Dave: Welcome to the Ending Human Trafficking podcast my name is Dave Stachowiak.

Sandie: And my name is Sandie Morgan.

Dave: And this is the show where we empower you to study the issues to be a voice and make a difference in ending human trafficking.  And Sandie I am so excited today that we have a guest with us who, I know we’re both going to learn a lot from, and our audience is going to learn a lot from.  Through a lens that I don’t think we’ve looked at much, we’ve talked about some of the things that we are going to talk about in the episode today a little bit but this is just a really neat thing that is going on that can help us all to study the issues, be a voice, and make a difference in ending human trafficking.

Sandie: Well the Global Center for Women and Justice welcome you Kendis Paris to our Ending Human Trafficking podcast and why don’t we start off with how you got involved with fighting trafficking in the trucking industry.  So, tell us a little bit about how you started out doing this?  This doesn’t sound like the average soccer mom kind of job.

Kendis: (Laughs) No, No, really ironically it was my mother Lynn Thompson who came up with the initial idea for Truckers Against Trafficking.  Uh, my neighbor and I had put on a Human Trafficking Awareness Conference in Denver, Colorado; and she attended it and one of the workshop leaders was talking about training gas station employees along our nation’s highways. And she said that combined it with the statistic that the innocence lost, uh the innocence lost things that the FBI do between 2004 and 2009 because this is when she came up with the idea was in 2009. They were finding women and children being forced into prostitution in numerous places. But one of them was among our nation’s highways.  So, she combined that with the gas station idea and said we really should be targeting the trucking industry.  And that is really how TAT was born, and uh at the time our family had a ministry called “Chapter 61 Ministries”, uh was a very small mission which was to fight the exploitation of human beings worldwide, yes very small, very reachable.  Uh, but TAT became its primary initiative and that started in ’09 of March.  And uh became its own fiber one C3 just last September 2011.  And that’s, that’s really how the whole thing got going.

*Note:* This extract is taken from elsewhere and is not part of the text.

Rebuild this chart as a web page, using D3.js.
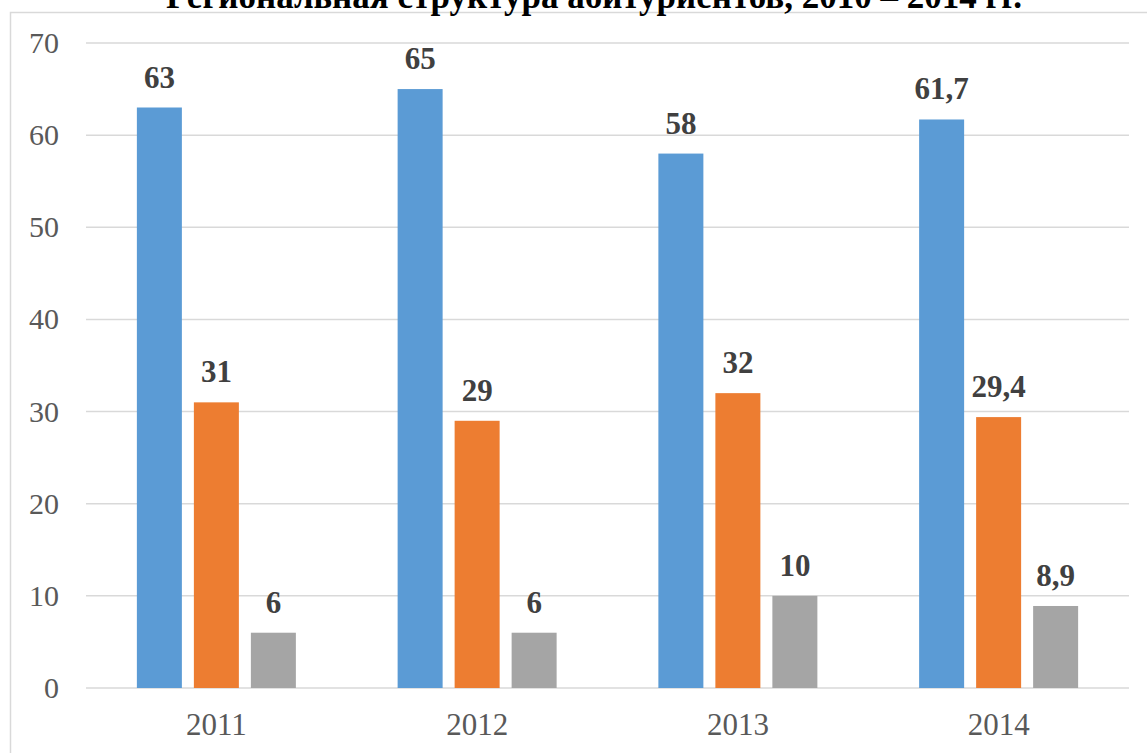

Sandie: So, let’s start with um, I saw the video, the training video that Truckers Against Trafficking produced, and the story in it; the real winner in the story is recognizing what one person can do to change another person’s life.  And I, I just I want to know more about Trucker Willie, can you tell us that story?

Kendis:  Absolutely.  Uh, so Sherri and her cousin Krissy, uh 15, 14-year-old kidnapped off the side of the road.  They were actually forced into prostitution and housed across town in Iowa, excuse me, Ohio.  And about a week into that their pimp recruits a trucker unfortunately, to transport them across state lines where they end up at a truck stop.  And Sherri is actually the one working the lot with an older woman.  And uh, and Krissy her cousin was actually in the car with her pimp.  And they uh go from truck to truck and they got to Trucker Willie, Trucker Willie’s cab.  And the older woman was much older; she was only in her twenties, early twenties.  And Willie realizes, hey they’re too young, they shouldn’t be, this shouldn’t be happening period. Makes the 911 call.  Uh, Law Enforcement arrives on the scene, and um proceeds to get Sherri away from the uh, older woman and that’s when she’s able to tell him, I’ve been kidnapped.  Earlier she’s saying, No I’m 18, cause she’s in the presence of the older woman.  And uh, she says I’ve been kidnapped, he runs the Amber Alert, and it leads to her rescue that night.  A week later, she’s able to lead her uncle and her mother back and that’s when Krissy is rescued, but this case opens up a 13-state prostitution ring and that’s the power that the trucking industry has.  That’s the resources, because they are the eyes and ears of our nation’s highways.  Most of us are not in a position where this crime is knocking on our door, but the trucking industry is.  Uh, for good or for bad, they are.  And it’s something, it’s taking the initiative like Willie did and making a phone call that really has the power to change lives, and that’s what TAT is all about.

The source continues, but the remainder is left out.